“Ganhando espaço autônomo, o trabalho pode arriscar-se no ambiente (…). Menos do que o risco de diluir-se no espaço, relevos suspensos no ar, o risco do trabalho é diluir seu conteúdo de verdade estético ao ficar aqui tão perto do sentimental. As “Gotas” assinalam, nesse sentido, a maturidade da linguagem de Maria-Carmen Perlingeiro ao assumir, no contexto problemático da arte contemporânea, sua parcela inerradicável de pureza — pureza formal, pureza afetiva. Destituídas de ironia, as “Gotas” (lágrimas) conservam apenas a margem indispensável de distância mimética. De resto, identificam-se formal e emocionalmente com o seu motivo. Claro, essas não são lágrimas de lamúria, nem as lágrimas amargas da raiva ou do rancor. São reações espontâneas, parte da química da vida, o avesso do sorriso.

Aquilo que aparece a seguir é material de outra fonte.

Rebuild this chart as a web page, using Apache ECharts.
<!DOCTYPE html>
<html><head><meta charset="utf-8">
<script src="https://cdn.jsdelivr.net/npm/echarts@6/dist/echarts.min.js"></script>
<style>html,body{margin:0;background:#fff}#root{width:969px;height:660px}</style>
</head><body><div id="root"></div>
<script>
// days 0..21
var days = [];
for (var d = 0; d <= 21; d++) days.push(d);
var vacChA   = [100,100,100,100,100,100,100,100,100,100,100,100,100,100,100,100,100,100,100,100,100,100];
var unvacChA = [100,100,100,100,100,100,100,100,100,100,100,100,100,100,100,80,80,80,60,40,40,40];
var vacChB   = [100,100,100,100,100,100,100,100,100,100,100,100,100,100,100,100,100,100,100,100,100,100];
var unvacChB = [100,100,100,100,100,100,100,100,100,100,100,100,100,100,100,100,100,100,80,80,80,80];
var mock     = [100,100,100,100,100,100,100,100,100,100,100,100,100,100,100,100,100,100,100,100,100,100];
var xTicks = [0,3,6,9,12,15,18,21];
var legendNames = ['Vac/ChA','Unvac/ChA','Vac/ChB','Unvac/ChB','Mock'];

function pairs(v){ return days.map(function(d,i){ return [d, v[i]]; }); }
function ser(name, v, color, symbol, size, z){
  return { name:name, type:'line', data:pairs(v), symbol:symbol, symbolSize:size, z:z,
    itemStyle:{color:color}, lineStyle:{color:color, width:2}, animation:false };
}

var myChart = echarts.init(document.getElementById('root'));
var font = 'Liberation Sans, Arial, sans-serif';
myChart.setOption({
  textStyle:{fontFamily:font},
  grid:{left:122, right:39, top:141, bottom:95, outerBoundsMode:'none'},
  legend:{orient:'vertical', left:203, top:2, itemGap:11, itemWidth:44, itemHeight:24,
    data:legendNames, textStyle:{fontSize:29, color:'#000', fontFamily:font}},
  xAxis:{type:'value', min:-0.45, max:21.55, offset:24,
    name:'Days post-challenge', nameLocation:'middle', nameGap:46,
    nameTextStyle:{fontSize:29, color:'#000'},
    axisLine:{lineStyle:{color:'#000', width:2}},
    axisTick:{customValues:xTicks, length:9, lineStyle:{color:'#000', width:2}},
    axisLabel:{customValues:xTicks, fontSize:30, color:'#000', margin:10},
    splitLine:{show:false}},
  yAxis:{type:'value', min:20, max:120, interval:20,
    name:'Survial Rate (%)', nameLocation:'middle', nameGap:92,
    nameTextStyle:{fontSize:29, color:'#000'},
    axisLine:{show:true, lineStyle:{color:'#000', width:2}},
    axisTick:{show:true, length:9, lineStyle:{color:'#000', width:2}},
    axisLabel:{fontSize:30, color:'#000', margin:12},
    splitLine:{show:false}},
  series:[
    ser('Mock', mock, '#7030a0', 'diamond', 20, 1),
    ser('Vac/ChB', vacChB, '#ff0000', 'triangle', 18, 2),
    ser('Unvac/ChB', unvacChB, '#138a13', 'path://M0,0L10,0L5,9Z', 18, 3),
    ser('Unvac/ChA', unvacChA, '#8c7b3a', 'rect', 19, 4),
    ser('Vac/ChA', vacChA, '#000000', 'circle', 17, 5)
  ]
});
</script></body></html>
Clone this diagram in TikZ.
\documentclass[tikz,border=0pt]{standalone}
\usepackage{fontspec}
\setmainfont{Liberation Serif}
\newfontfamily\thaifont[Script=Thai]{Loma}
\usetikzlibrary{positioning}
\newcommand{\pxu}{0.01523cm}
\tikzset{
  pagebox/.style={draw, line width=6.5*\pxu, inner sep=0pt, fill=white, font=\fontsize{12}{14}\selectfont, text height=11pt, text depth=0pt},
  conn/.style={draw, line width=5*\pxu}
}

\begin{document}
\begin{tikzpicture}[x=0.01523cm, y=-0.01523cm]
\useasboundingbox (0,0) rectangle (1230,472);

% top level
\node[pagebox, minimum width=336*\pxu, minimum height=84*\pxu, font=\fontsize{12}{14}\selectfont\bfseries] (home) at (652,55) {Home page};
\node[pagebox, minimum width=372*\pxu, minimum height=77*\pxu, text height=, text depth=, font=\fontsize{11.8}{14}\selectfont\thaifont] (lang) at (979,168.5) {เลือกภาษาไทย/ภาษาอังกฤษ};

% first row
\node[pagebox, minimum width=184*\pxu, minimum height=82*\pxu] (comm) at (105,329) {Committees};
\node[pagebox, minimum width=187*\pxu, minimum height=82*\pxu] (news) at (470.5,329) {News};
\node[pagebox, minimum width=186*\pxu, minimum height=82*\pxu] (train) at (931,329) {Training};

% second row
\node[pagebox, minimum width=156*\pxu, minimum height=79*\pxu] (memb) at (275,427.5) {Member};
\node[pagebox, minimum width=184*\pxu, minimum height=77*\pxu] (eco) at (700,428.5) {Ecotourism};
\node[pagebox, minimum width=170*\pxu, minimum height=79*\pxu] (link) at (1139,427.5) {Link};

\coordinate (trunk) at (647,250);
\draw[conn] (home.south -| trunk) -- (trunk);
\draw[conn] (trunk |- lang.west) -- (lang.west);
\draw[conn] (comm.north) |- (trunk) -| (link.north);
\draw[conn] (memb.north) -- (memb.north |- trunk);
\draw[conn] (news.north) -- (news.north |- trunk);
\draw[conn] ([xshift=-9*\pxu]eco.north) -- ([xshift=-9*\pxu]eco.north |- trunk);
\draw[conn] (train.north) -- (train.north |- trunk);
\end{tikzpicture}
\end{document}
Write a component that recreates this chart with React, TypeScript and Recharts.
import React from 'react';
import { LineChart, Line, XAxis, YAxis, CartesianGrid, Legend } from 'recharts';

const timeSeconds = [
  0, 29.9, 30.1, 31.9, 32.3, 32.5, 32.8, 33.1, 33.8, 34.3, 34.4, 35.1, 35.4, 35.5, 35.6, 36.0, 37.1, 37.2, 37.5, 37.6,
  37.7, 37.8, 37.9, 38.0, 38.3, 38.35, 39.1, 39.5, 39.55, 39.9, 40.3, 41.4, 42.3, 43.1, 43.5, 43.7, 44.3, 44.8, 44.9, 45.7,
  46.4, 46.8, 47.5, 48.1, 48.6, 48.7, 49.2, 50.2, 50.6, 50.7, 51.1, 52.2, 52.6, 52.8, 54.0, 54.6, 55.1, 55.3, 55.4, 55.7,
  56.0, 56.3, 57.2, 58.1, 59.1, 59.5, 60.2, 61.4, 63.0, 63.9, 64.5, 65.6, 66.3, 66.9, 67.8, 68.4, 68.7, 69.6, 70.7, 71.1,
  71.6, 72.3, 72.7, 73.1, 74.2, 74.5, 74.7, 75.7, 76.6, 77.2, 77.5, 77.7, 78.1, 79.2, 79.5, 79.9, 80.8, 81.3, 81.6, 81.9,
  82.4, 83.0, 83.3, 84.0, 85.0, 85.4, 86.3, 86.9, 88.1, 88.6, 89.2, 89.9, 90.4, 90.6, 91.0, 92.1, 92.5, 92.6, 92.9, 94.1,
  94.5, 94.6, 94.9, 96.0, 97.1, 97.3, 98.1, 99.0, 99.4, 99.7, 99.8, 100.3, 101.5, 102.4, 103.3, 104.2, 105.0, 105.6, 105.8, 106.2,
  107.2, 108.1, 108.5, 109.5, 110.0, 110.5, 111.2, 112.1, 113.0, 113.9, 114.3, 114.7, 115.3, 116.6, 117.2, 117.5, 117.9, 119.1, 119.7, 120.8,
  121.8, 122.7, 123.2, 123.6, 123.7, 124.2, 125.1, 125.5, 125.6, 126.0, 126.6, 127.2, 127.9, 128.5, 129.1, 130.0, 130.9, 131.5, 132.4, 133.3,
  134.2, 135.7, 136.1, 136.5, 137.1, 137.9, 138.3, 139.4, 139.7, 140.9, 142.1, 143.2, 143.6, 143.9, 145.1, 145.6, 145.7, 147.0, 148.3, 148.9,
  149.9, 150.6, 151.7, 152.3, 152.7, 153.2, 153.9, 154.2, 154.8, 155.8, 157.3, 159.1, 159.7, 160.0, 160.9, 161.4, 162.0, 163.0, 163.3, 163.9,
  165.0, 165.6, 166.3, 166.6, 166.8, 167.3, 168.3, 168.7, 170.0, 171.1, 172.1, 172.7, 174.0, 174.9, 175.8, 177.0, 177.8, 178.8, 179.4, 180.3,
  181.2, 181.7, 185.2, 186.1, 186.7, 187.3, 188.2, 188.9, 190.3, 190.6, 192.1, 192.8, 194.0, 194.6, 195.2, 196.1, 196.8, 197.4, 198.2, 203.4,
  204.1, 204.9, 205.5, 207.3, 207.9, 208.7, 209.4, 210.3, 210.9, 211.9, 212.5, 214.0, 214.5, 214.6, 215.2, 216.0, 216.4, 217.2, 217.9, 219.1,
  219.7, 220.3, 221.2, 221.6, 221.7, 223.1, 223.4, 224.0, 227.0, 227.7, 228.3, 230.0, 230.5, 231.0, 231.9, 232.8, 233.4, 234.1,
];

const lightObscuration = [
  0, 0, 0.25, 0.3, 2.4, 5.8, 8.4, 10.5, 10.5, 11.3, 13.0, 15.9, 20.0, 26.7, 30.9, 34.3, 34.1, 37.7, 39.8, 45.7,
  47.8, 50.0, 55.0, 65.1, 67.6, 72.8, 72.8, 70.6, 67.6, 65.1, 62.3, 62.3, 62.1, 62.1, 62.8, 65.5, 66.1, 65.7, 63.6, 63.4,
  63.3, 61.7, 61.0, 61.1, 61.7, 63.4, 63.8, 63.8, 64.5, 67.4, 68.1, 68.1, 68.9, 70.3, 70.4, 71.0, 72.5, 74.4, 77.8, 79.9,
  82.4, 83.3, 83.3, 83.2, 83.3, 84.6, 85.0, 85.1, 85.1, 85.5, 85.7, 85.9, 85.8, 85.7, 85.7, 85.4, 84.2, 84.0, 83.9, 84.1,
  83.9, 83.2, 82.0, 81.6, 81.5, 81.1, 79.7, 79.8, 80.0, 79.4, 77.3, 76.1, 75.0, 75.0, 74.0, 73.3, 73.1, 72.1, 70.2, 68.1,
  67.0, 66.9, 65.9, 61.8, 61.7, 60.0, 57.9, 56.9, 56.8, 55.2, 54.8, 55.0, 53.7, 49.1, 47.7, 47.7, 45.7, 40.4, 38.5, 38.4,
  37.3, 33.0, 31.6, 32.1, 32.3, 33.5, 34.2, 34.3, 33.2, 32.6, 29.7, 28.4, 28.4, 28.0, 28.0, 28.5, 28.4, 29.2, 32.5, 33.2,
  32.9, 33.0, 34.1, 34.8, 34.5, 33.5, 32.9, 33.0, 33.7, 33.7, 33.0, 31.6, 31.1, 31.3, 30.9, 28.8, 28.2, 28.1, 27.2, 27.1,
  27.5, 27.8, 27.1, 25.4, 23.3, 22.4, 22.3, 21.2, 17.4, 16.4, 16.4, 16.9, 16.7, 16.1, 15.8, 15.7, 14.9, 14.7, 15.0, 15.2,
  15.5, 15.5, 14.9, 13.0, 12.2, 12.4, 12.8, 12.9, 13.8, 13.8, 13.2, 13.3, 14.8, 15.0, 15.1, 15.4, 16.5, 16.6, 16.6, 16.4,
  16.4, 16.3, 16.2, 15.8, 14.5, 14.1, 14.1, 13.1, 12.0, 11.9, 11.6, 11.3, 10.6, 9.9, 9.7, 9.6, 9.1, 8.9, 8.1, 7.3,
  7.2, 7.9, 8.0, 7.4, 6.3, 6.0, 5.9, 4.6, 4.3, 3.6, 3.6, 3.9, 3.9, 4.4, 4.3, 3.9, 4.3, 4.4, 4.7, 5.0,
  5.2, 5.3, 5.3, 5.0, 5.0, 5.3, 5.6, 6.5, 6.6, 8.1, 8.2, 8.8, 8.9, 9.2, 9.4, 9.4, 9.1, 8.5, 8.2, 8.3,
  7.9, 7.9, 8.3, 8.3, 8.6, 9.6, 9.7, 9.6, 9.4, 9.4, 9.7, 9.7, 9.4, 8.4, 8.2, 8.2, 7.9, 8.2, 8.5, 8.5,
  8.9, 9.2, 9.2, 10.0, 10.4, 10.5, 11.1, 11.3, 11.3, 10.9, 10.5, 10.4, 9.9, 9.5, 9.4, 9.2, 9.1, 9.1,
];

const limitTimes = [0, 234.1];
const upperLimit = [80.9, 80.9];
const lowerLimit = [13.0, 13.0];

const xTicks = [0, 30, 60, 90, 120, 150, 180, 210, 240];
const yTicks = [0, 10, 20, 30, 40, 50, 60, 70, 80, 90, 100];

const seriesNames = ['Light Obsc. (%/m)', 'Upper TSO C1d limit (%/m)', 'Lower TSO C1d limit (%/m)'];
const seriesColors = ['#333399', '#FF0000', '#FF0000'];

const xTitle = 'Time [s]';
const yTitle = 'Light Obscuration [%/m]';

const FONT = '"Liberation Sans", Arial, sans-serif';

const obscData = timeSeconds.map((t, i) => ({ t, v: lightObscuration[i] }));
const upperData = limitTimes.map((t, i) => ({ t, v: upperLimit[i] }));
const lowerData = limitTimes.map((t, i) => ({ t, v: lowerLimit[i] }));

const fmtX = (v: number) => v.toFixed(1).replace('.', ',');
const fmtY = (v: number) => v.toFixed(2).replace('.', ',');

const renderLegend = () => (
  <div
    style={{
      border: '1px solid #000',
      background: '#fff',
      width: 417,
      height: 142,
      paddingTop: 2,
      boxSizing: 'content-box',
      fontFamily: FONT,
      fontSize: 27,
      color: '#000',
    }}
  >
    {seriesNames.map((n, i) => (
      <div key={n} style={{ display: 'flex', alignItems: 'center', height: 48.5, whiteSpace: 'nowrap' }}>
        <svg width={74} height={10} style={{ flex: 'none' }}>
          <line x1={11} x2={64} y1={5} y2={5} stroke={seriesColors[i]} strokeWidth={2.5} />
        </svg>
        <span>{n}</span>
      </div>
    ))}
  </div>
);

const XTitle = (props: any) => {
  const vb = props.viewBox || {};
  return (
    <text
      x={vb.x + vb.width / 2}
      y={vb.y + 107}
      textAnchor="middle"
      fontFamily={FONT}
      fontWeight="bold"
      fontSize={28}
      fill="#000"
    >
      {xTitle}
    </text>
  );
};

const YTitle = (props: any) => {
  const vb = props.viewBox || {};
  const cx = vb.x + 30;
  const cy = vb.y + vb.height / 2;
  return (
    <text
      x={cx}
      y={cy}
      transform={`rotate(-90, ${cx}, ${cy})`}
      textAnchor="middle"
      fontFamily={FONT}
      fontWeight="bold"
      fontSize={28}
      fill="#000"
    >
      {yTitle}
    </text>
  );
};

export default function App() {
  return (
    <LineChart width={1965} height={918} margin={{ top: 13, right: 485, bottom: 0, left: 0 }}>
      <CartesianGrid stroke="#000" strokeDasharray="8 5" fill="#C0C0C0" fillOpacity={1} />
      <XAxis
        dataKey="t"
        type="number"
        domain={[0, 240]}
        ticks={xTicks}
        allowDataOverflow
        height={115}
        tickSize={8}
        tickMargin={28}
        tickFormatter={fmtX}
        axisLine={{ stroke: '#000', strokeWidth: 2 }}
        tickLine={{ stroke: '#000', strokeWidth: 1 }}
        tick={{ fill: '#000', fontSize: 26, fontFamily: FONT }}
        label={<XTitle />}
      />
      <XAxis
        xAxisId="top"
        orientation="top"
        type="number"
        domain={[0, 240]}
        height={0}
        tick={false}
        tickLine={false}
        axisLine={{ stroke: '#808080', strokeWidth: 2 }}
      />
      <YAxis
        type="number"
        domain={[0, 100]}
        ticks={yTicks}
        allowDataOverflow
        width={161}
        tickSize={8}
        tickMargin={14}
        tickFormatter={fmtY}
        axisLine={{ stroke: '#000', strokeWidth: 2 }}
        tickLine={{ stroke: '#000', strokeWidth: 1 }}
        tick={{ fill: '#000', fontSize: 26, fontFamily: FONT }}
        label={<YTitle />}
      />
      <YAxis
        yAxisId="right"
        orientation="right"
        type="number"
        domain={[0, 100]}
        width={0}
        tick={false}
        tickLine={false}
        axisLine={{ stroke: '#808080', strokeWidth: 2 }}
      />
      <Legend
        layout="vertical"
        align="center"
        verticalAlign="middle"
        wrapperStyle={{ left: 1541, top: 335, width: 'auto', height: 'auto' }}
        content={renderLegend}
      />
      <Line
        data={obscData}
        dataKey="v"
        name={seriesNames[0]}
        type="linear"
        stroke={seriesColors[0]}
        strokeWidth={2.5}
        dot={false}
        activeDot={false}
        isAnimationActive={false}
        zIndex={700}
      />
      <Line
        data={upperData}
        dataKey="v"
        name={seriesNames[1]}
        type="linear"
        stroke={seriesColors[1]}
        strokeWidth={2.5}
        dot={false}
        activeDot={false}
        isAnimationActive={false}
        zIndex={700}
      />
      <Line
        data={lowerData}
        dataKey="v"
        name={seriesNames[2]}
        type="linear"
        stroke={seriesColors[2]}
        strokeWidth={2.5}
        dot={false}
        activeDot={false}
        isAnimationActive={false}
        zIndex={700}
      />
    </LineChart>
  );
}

Daí que sejam avulsas, a reaparecer aqui e ali, adaptáveis a diferentes lugares e situações. Lágrimas ocorrem de repente, a propósito de tudo e de nada, o amor e a morte, um quadro ou um filme. O que a série “Gotas” acata em definitivo, no conjunto da obra, é o registro puro do sentimento, um pouco na contramão do cinismo quase oficial que domina a cultura artística contemporânea.”